Don't move it. I recommend a swap _file_ not a parition. It's more flexible wrt resizing if you need. and if/when you use a 2.6 kernel there are no peformance benefits to swap partitions. Iff there ever were on desktops.
Swap belongs on your least busy drive, in your busiest partition.
Least busy drive reduces contention. Busiest parition reduces average seek.
John Summerfield
>4. Swap file vs swap partition--I did not know there was such an alternative >in linux. IF a file is better, how do I change over? (Swap is almost never >used, it seems.)
A word about swap space.
Although you can create swap space as a file, instead of the kernel handling a raw partition to swap, all swapping must go through the file system, which slows swapping considerably. Ideally, you would always want swap as a partition.
With that said, if you have 2 disks, it's important to have them both installed as IDE primaries, never having two disks on the same IDE channel as primary and secondary. The idea is that your system can read/write to the two primaries at the same time, whereas with a primary and secondary setup, the read/write must alternate between the primary and secondary.
Now, if you have your two disks installed and IDE primaries, and you create a swap partition on both disks, and both disks are set to the same priority, say 1, then the net effect is that when swapping occurs, data is written to both swap areas interleaved. This is the fastest way of handling swap space.
With two disk set as IDE primaries, further speed gains can be had by splitting your busiest partitions on the two different drives. As an example, I would say that /usr and /var are probably the system's busiest partitions. If the /usr partition is on /dev/hda and /var is on /dev/hdc, you would probably see slightly better system performance.
Mike
> > Although you can create swap space as a file, instead of the kernel > > handling a raw partition to swap, all swapping must go through the > > file system, which slows swapping considerably. > > Not so in 2.6. > > This doesn't address this particular issue, but it does explain why it > might be so: > http://www.osdl.org/docs/linux_journaling_filesystems_and_workloads.pdf[] > > I found it looking for a comparison of filesystems; that's about page 28. > > > Ideally, you would always want swap as a partition. > > I do not believe that is so on single-drive systems. Consider the > amount of time seeking between data and swap paritions, I can't see > how any optimisations can overcome the laws of physics.

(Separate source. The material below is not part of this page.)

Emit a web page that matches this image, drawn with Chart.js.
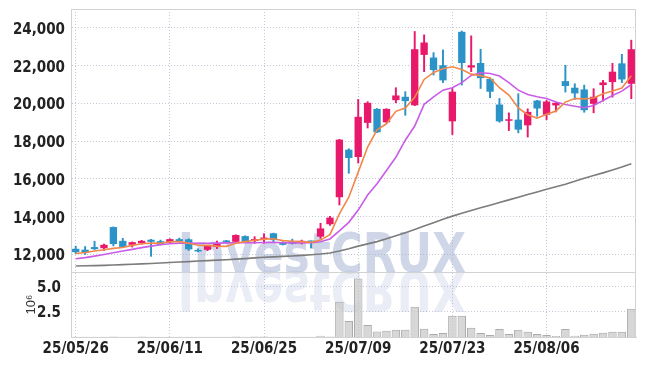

What laws of physics pertain to the issue of swap being a file versus swap being a partition? It really doesn't matter which type of file system you use. One may be faster that the other. One may be better for recovering from a system crash. One may be better for logical volume management. But none are faster than the kernel using a partition for swap in raw mode. That's why AIX, Solaris, HPUX and Linux, by default, use swap partitions, not files.
> > With that said, if you have 2 disks, it's important to have them both > > installed as IDE primaries, never having two disks on the same IDE > > channel as primary and secondary. The idea is that your system can > > read/write to the two primaries at the same time, whereas with a > > primary and secondary setup, the read/write must alternate between > > the primary and secondary. > > > > Now, if you have your two disks installed and IDE primaries, and you > > create a swap partition on both disks, and both disks are set to the > > same priority, say 1, then the net effect is that when swapping > > occurs, data is written to both swap areas interleaved. This is the > > fastest way of handling swap space. > > NO NO NO. > best place for swap, least-used drive. > Best parition - busiest.
Give more of an explanation than this. I suppose that setting a single disk to be used solely for a swap partition would be good although a bit impractical.
> > With two disk set as IDE primaries, further speed gains can be had by > > splitting your busiest partitions on the two different drives. As an > > example, I would say that /usr and /var are probably the system's > > busiest partitions. If the /usr partition is on /dev/hda and /var is > > on /dev/hdc, you would probably see slightly better system performance. > > You'd be surprised. > > _I_'d guess /usr isn't used all that much, and /home gets thrashed.
Well I suppose that depends, now, doesn't it Where are all the system commands a user would use, /usr/bin, /usr/sbin and possibly /usr/local/bin(not used that much in Debian). Where is X, /usr/X11R6. Where are the libraries and header files for compiling, /usr/lib and /usr/include. Where is most of the system documentation, /usr/share. Another location for user commands could be /opt. But then, Debian doesn't really utilize /opt. All logs are in /var. Most all configurations are in /etc. So what's thrashing around in /home?
> I was really amazed on OS/2 some years ago when I put swap on my data > drive. The system just about died.
Well, UNIX and Linux is not OS2. All MS Windows machines put swap in a paging file, and any MS Windows machine is the worst example of a tuned VMM.
Mike
> With that said, if you have 2 disks, it's important to have them both > installed as IDE primaries, never having two disks on the same IDE > channel as primary and secondary. The idea is that your system can > read/write to the two primaries at the same time, whereas with a primary > and secondary setup, the read/write must alternate between the primary > and secondary.
I thought this as well. But I was also told that if two differeing devices share and IDE, the slower one sets the rate. (This may be the cause of all those error-51 messages.) So if I put the two disks on two IDEs as primaries and the CDs as secondaries, the results may not be good.
However, I originally set things up similarly and had no complaints. So … what is the truth here.